Di fronte ai picchi di disoccupazione senza precedenti a cui si sta assistendo nei Paesi meridionali d’Europa, la migrazione verso il Nord diventa quasi inevitabile. Che sia per stage o lavoro, il tragitto non cambia: si parte da Italia, Spagna e Grecia e si arriva in Germania, Regno Unito o Belgio. Dati e valigia alla mano, i protagonisti assoluti sono gli italiani, tallonati dagli spagnoli, dove la disoccupazione giovanile ha ormai superato il 50 per cento. E intanto qualcuno al Nord protesta perché vede minacciato il proprio sistema di welfare e a Bruxelles viene subito chiesto di alzare le barriere.

Secondo i dati diffusi dall’Ufficio di statistica Destatis, l’immigrazione verso la Germania non è mai stata così alta da 17 anni a questa parte. Questo vuol dire che l’anno scorso 1,08 milioni di persone si sono trasferite in Germania per cercare un lavoro, un aumento del 13% rispetto al 2011. Primi i Paesi dell’est, con polacchi (180mila persone), romeni (116mila), bulgari (58mila) e ungheresi (54mila). Ma a livello percentuale il maggior aumento lo registrano i Paesi del sud, in primis la Spagna con un +45% (30mila persone), seguita proprio dall’Italia con un +40% (42mila). Non è un caso, infatti, che in Europa sempre più persone siano costrette ad imparare il tedesco. Già nei mesi scorsi secondo il Goethe Institute, che promuove la cultura e la lingua tedesca nel mondo, ha riferito che i corsi di tedesco si sono diffusi moltissimo nei Paesi del Sud dove si guarda con speranza a quella Germania in perenne ricerca di professionisti, come testimonia il sito http://www.make-it-in-germany.co, un vero e proprio vademecum per trovare lavoro, creato direttamente dal governo di Berlino.

Ma non solo Germania e non solo lavoro. Sono sempre di più i giovani, spesso ancora studenti o neo laureati, che cercano riparo direttamente nel cuore d’Europa, a Bruxelles, magari con uno stage nelle istituzioni europee, un’esperienza importante per partire e cercare di non tornare più. I dati delle ultime domande di stage alla Commissione europea (marzo 2013) parlano chiaro: su 10.747 domande totali ben 2.535 sono italiane, quasi una su quattro su 27 Paesi membri. Seguono, neanche a dirlo, gli spagnoli, con 1.250 e poi i greci con 735. Cifre da vero e proprio esodo soprattutto se paragonate a quelle di Paesi come la Svezia (87) e la Finlandia (81).

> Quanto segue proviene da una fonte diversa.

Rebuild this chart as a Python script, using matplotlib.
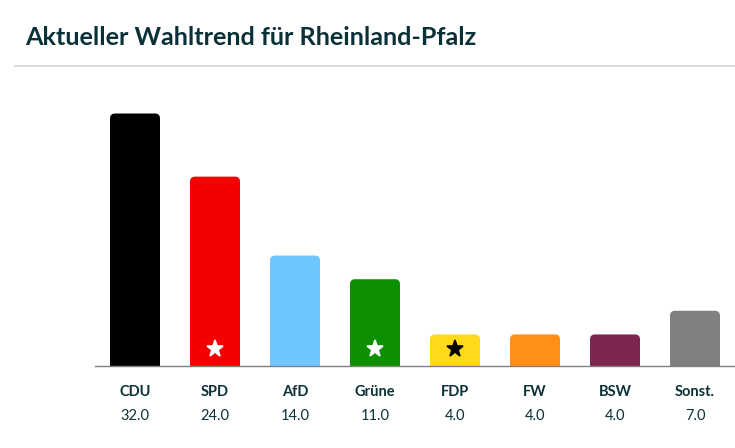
import matplotlib
matplotlib.use("Agg")
import matplotlib.pyplot as plt
from matplotlib.lines import Line2D
from matplotlib.path import Path
from matplotlib.patches import PathPatch

parties = ['CDU', 'SPD', 'AfD', 'Grüne', 'FDP', 'FW', 'BSW', 'Sonst.']
values = [32.0, 24.0, 14.0, 11.0, 4.0, 4.0, 4.0, 7.0]
colors = ['#000000', '#f40000', '#6fc6ff', '#0c8f00', '#ffd91a', '#ff8f17', '#7f2650', '#808080']
star_parties = ['SPD', 'Grüne', 'FDP']
star_colors = ['white', 'white', 'black']

DARK = '#0b3138'
W, H = 735, 448
plt.rcParams['font.family'] = ['Lato', 'DejaVu Sans']

fig = plt.figure(figsize=(W / 100, H / 100), dpi=100)
ax = fig.add_axes([95 / W, 1 - 366 / H, 640 / W, 300 / H])
ax.set_xlim(-0.5, 7.5)
ax.set_ylim(0, 300 / 7.89)


def rounded_bar(ax, x, height, color):
    # oben abgerundet, Radius 5 px
    w = 50 / 80
    rx = 5 / 80
    ry = 5 / 7.89
    l, r = x - w / 2, x + w / 2
    verts = [(l, 0), (l, height - ry), (l, height), (l + rx, height),
             (r - rx, height), (r, height), (r, height - ry), (r, 0), (l, 0)]
    codes = [Path.MOVETO, Path.LINETO, Path.CURVE3, Path.CURVE3,
             Path.LINETO, Path.CURVE3, Path.CURVE3, Path.LINETO, Path.CLOSEPOLY]
    ax.add_patch(PathPatch(Path(verts, codes), facecolor=color, edgecolor='none'))


for i, v in enumerate(values):
    rounded_bar(ax, i, v, colors[i])

for p, c in zip(star_parties, star_colors):
    ax.plot(parties.index(p), 2.2, marker='*', color=c, markersize=12.5, markeredgecolor=c,
            markeredgewidth=1.2, linestyle='none')

for s in ['top', 'left', 'right']:
    ax.spines[s].set_visible(False)
ax.spines['bottom'].set_color('#808080')
ax.spines['bottom'].set_linewidth(1)

ax.set_yticks([])
ax.set_xticks(range(len(parties)))
ax.set_xticklabels(parties, fontsize=10.5, fontweight='bold', color=DARK)
ax.tick_params(axis='x', length=0, pad=13.5)

for i, v in enumerate(values):
    ax.annotate(f'{v:.1f}', (i, 0), xytext=(0, -49.5 * 0.72), textcoords='offset points',
                ha='center', va='center', fontsize=10.5, color=DARK, annotation_clip=False)

fig.text(25 / W, 1 - 45 / H, 'Aktueller Wahltrend für Rheinland-Pfalz', fontsize=18.2, fontweight='bold',
         color=DARK, ha='left', va='baseline')
fig.add_artist(Line2D([15 / W, 1], [1 - 66 / H, 1 - 66 / H], color='#dddddd', linewidth=1.4))

fig.savefig('out.png', dpi=100)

Ma se dal Sud si parte con speranza, spesso al Nord si viene accolti con diffidenza, a volte addirittura con astio. Non a caso quattro paesi, Regno Unito, Germania, Olanda e Austria, hanno recentemente scritto alla Presidenza di turno irlandese dell’Ue per chiedere di mettere all’ordine del giorno del prossimo Consiglio Ue Giustizia e Affari interni il “problema” immigrazione interna. “Un crescente numero di immigrati usufruisce dell’assistenza sociale nel Paese che li ospita e spesso senza averne veramente il diritto, finendo così per pesare sul welfare nazionale”, si legge nella lettera inviata al ministro irlandese Alan Shatter. Sotto tiro ancora una volta la libera circolazione all’interno dell’Ue prevista dal trattato di Schengen (anche se la Gran Bretagna non ne fa parte).

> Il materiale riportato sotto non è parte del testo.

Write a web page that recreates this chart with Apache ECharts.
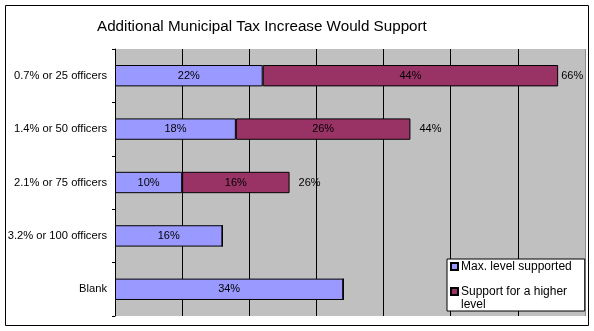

“Accuse ingiustificate, basate su paure inflazionate e motivate da dibattiti infiammati da motivi di politica interna”, ha commentato il Commissario europeo per il lavoro, Laszlo Andor (ungherese). “Le cifre sono inflazionate e lontane dal vero”, ha poi aggiunto, invitando a “prendere con le pinze le previsioni dei Paesi del Nord”. Pinze o non pinze, l’argomento non potrà essere ignorato alla prossima riunione del Consiglio competente prevista a giugno. Ironia vuole che sono il giorno prima la Commissione europea aveva svelato alcune proposte di nuove misure per agevolare la mobilità dei lavoratori in Europa, tra cui punti di contatto nazionali per informazione ed assistenza nonché la possibilità per i sindacati e le Ong di avviare cause legali a nome dei lavoratori immigrati. Ovviamente queste proposte saranno discusse anche dal Parlamento europeo e dal Consiglio, dove l’opposizione dei paesi del Nord è più che scontata.